RECORDED DATA -
○ ○ ○ ○ ○

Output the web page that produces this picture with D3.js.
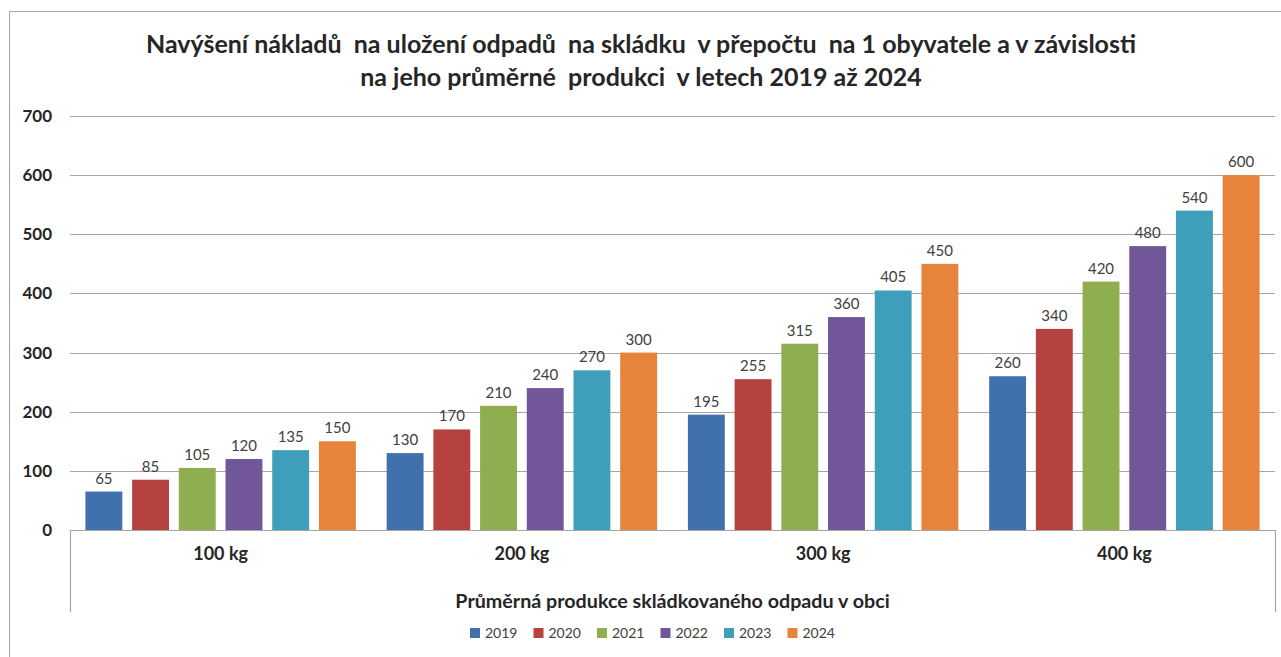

○ ○ ○ ○ ○

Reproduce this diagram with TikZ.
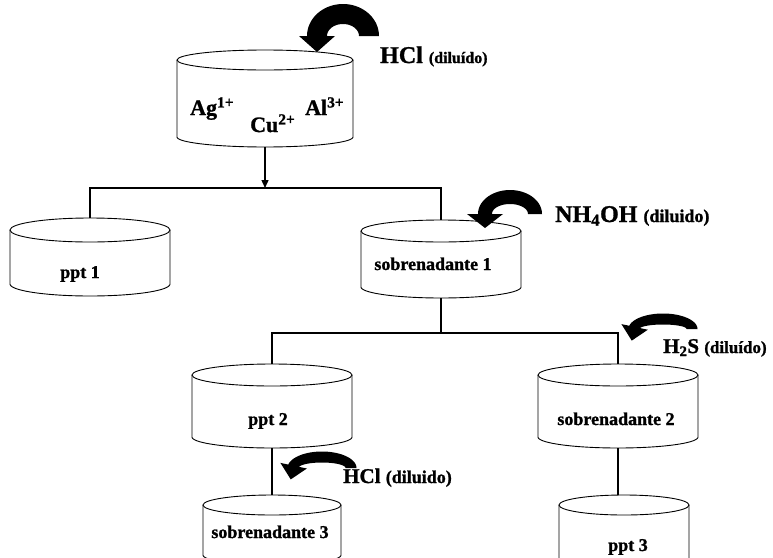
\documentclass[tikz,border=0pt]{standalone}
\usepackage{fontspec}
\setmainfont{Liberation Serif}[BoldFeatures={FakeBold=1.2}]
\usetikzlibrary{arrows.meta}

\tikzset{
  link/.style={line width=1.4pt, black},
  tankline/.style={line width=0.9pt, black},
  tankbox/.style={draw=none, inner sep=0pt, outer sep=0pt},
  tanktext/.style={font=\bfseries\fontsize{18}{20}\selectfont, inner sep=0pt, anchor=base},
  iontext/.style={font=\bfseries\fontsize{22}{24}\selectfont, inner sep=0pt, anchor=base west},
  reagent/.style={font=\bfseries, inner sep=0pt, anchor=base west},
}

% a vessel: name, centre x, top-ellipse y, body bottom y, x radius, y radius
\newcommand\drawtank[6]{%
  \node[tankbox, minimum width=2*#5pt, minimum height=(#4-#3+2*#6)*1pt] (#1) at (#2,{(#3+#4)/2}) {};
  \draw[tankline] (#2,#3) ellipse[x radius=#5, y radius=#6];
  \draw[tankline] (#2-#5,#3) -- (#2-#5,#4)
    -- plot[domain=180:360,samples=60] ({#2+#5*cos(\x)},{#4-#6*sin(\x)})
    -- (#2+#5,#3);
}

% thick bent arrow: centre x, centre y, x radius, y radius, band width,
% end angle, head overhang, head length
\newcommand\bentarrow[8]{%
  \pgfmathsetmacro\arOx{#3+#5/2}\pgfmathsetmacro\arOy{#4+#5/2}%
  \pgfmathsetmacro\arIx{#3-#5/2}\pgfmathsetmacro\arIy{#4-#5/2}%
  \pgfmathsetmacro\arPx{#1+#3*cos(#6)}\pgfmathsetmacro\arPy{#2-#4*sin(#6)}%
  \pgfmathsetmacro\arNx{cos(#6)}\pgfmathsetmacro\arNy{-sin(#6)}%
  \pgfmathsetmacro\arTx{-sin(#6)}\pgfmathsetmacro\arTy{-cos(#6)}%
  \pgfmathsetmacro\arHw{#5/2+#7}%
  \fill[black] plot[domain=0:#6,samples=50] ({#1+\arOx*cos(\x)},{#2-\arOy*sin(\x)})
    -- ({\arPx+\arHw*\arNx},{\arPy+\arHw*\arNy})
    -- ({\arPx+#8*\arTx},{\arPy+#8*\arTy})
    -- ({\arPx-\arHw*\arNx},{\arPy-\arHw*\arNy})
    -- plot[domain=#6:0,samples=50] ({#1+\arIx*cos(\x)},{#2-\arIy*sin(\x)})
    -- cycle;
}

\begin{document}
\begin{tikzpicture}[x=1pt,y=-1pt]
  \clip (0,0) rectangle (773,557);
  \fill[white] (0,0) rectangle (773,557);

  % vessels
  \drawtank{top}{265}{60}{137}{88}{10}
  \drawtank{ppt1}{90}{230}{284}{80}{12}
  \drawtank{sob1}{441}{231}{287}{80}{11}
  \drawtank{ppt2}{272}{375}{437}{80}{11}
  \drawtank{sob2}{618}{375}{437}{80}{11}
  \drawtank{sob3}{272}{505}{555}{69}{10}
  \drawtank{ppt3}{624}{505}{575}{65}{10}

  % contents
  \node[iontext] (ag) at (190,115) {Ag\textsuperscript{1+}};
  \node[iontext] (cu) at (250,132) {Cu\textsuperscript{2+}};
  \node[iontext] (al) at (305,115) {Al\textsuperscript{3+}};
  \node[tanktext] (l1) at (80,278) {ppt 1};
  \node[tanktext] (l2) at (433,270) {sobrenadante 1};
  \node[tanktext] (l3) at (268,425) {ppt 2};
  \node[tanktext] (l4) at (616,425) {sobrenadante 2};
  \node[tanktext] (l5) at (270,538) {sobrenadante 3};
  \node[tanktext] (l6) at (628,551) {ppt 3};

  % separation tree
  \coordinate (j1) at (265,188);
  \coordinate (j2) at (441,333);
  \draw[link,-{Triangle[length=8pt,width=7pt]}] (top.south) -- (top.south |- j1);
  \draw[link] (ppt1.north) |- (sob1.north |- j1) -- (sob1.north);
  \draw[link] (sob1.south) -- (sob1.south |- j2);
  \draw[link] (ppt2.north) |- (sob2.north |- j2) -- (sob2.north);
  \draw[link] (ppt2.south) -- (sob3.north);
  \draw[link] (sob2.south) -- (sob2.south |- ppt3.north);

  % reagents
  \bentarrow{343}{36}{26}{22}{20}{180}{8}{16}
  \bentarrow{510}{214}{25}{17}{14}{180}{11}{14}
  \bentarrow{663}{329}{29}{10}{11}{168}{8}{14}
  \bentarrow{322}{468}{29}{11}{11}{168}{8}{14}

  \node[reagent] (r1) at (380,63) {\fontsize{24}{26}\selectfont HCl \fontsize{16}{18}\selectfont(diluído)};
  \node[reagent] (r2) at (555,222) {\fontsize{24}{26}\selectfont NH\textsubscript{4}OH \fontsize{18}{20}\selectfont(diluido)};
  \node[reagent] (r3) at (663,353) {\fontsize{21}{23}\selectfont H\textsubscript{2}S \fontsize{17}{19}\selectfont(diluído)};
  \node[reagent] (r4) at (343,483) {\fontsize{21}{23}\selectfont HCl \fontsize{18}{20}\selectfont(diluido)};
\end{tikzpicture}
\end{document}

○ ○ ○ ○ ○

STATED GOAL -
Look through the listing and extract every line with "this" in it.

COMPLETED EXERCISE -
Output the web page that produces this picture with D3.js.
Reproduce this diagram with TikZ.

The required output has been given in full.